The Boys’ Brigade movement was founded by William Alexander Smith (later, Sir William) in October 1883 in the west end of Glasgow, near Kelvinbridge. Smith was a Sabbath School teacher who saw that the older boys were bored and restless. They did not respond to teachers who told them to behave, and Smith compared this to his afternoons spent with the army volunteers where he had no difficulty in making a hundred men obey his every word.
It was then he had his idea: 'Drill and Discipline'. Why not turn the Sabbath School boys into a volunteer band or brigade, with the same military order, obedience, discipline and self-respect as the volunteers? A programme combining games as well as discipline, gymnastics and sport as well as hymns and prayers would appeal to the boys. Smith planned the programme for this new idea with two friends, and the three leaders invited the boys of North Woodside Mission Sabbath School to join The Boys' Brigade.
The new organisation's badge was an anchor, and the motto 'Sure and Stedfast'. This was taken from the Authorised Version of the Bible, from Hebrews, chapter 6, verse 19: 'Hope we have as an anchor of the soul, both sure and stedfast'.
There was nothing else like it and its popularity soon spread. Companies began to be formed in churches all around Glasgow and further afield.
In 1904, the elders of the recently opened Broomhill United Free Church decided that a Company should be started. The Minister of the Congregation, the Rev. James Henderson, secured the services of Mr D W Thomson, who was an officer in the nearby 97th Glasgow, to command this new Company, and he, with Messrs Young, Macdonald and Smith as his Lieutenants, started “the work.”
Recruiting was announced around the area and an enrolment meeting was held on Tuesday 4th October 1904 (coincidentally the Brigade’s 21st birthday) and the first Parade Night was held on Friday 7th October 1904. By the end of that first session, over 20 Boys had joined the Company and on 7th December 1904, the Company was formally enrolled by the Glasgow Battalion Council as the 130th Glasgow Company.
Under Mr Thomson’s enthusiastic leadership, until he retired in 1925, the Company grew in strength and became well known in the Glasgow Battalion.
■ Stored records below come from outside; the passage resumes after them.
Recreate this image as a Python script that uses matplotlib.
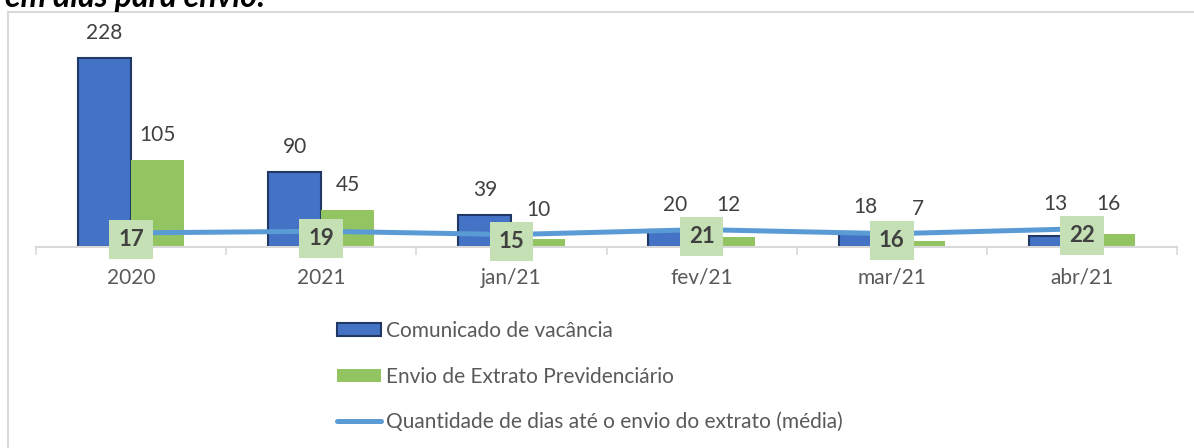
import numpy as np
import matplotlib.pyplot as plt
from matplotlib.patches import Patch, Rectangle
from matplotlib.lines import Line2D

plt.rcParams['font.family'] = ['Lato', 'DejaVu Sans']

# ---- Data
categorias = ["2020", "2021", "jan/21", "fev/21", "mar/21", "abr/21"]
comunicado = [228, 90, 39, 20, 18, 13]
envio = [105, 45, 10, 12, 7, 16]
dias_media = [17, 19, 15, 21, 16, 22]

azul = "#4472C4"
azul_borda = "#1F3864"
verde = "#93C462"
linha = "#5B9BD5"
caixa = "#C5E0B4"
texto = "#404040"

W, H = 1194, 448
fig = plt.figure(figsize=(W/100., H/100.), dpi=100)

# frame of the original chart area (partly cropped)
fig.patches.append(Rectangle((8./W, -0.2), 1.3, 1.2 - 11.5/H,
                             transform=fig.transFigure, fill=False,
                             edgecolor="#D9D9D9", lw=1.5, clip_on=False))
fig.text(5./W, 1 - 7./H, "em dias para envio:", fontsize=23, fontweight="bold",
         fontstyle="italic", color="black", va="baseline", ha="left")

ax = fig.add_axes([36./W, (H-247.)/H, 1141./W, 227./H])
x = np.arange(len(categorias))
w = 0.28

ax.bar(x - w/2, comunicado, w, color=azul, edgecolor=azul_borda, lw=1.5, zorder=2)
ax.bar(x + w/2, envio, w, color=verde, edgecolor="none", zorder=2)
ax.plot(x, dias_media, color=linha, lw=3.6, solid_capstyle="round", zorder=3)

ax.set_xlim(-0.5, len(categorias) - 0.5)
ax.set_ylim(0, 227./0.829)

# value labels sit above the bar, or above the line if the line is higher
for xi, v, d in zip(x, comunicado, dias_media):
    ax.annotate(str(v), (xi - w/2, max(v, d)), xytext=(0, 18), textcoords="offset points",
                ha="center", va="center", fontsize=15, color=texto)
for xi, v, d in zip(x, envio, dias_media):
    ax.annotate(str(v), (xi + w/2, max(v, d)), xytext=(0, 18), textcoords="offset points",
                ha="center", va="center", fontsize=15, color=texto)
for xi, v in zip(x, dias_media):
    ax.annotate(str(v), (xi, v), xytext=(0, -5), textcoords="offset points",
                ha="center", va="center", fontsize=16, fontweight="bold",
                color=texto, zorder=5,
                bbox=dict(boxstyle="square,pad=0.4", fc=caixa, ec="none"))

for s in ["top", "left", "right"]:
    ax.spines[s].set_visible(False)
ax.spines["bottom"].set_color("#D9D9D9")
ax.spines["bottom"].set_linewidth(1.5)
ax.set_yticks([])
ax.set_xticks(x)
ax.set_xticklabels(categorias, fontsize=15, color="#595959")
ax.tick_params(axis="x", which="major", length=0, pad=15)
ax.set_xticks(np.arange(-0.5, len(categorias)), minor=True)
ax.tick_params(axis="x", which="minor", length=5.5, width=1.2, color="#D9D9D9")

handles = [
    Patch(facecolor=azul, edgecolor=azul_borda, lw=1.5),
    Patch(facecolor=verde, edgecolor="none"),
    Line2D([0], [0], color=linha, lw=3.6, solid_capstyle="round"),
]
labels = ["Comunicado de vacância", "Envio de Extrato Previdenciário",
          "Quantidade de dias até o envio do extrato (média)"]
leg = fig.legend(handles, labels, loc="upper left", bbox_to_anchor=(337./W, 1 - 321./H),
                 frameon=False, fontsize=15, labelcolor="#595959",
                 handlelength=2.1, handleheight=0.6, handletextpad=0.25,
                 labelspacing=1.23, borderpad=0, borderaxespad=0)

fig.savefig("out.png", dpi=100)
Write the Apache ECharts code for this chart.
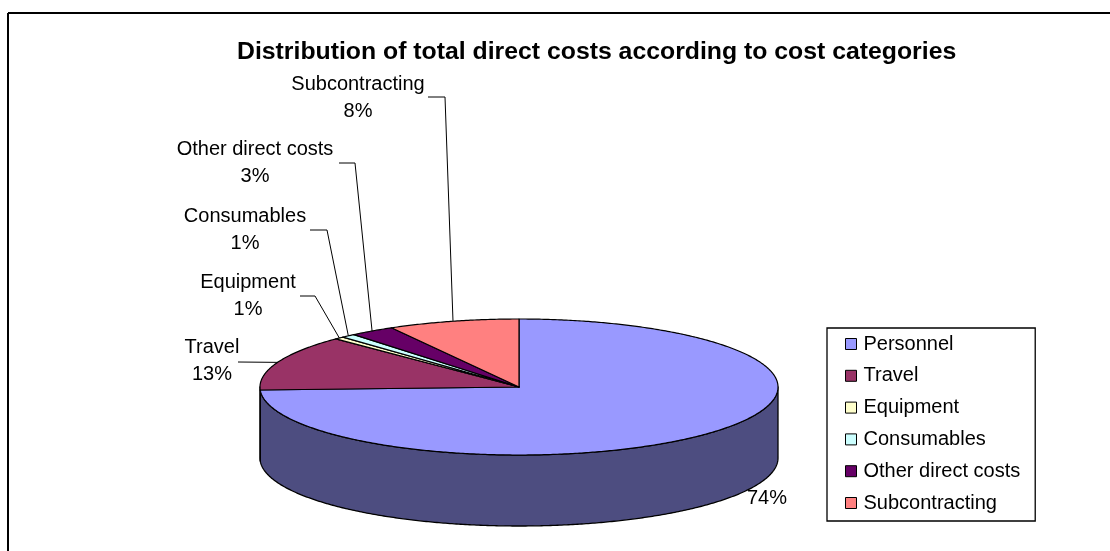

In 1910 it won the Battalion “Smith Park” Challenge Shield for Drill and the team appeared in the Battalion Display that year in Hengler’s Circus.
During this early period, the Pipe Band was formed and for many years it played a leading part in the success of the Company. At first, they were only equipped with half-size bagpipes and it was some time before the original sets were disposed of and full-size sets were purchased.
In May 1914, the Brigade suffered the great loss of the death of its founder, Sir William Smith, and two members of the Company had the honour of forming part of the Guard of Honour at the graveside.
From the outset, camping was a very popular BB activity and, during the summer of 1922, a number of officers and Boys attended the Battalion Camp at Elie, where the church’s Minister, the Rev J A Turner Kennedy MA, was Camp Chaplain.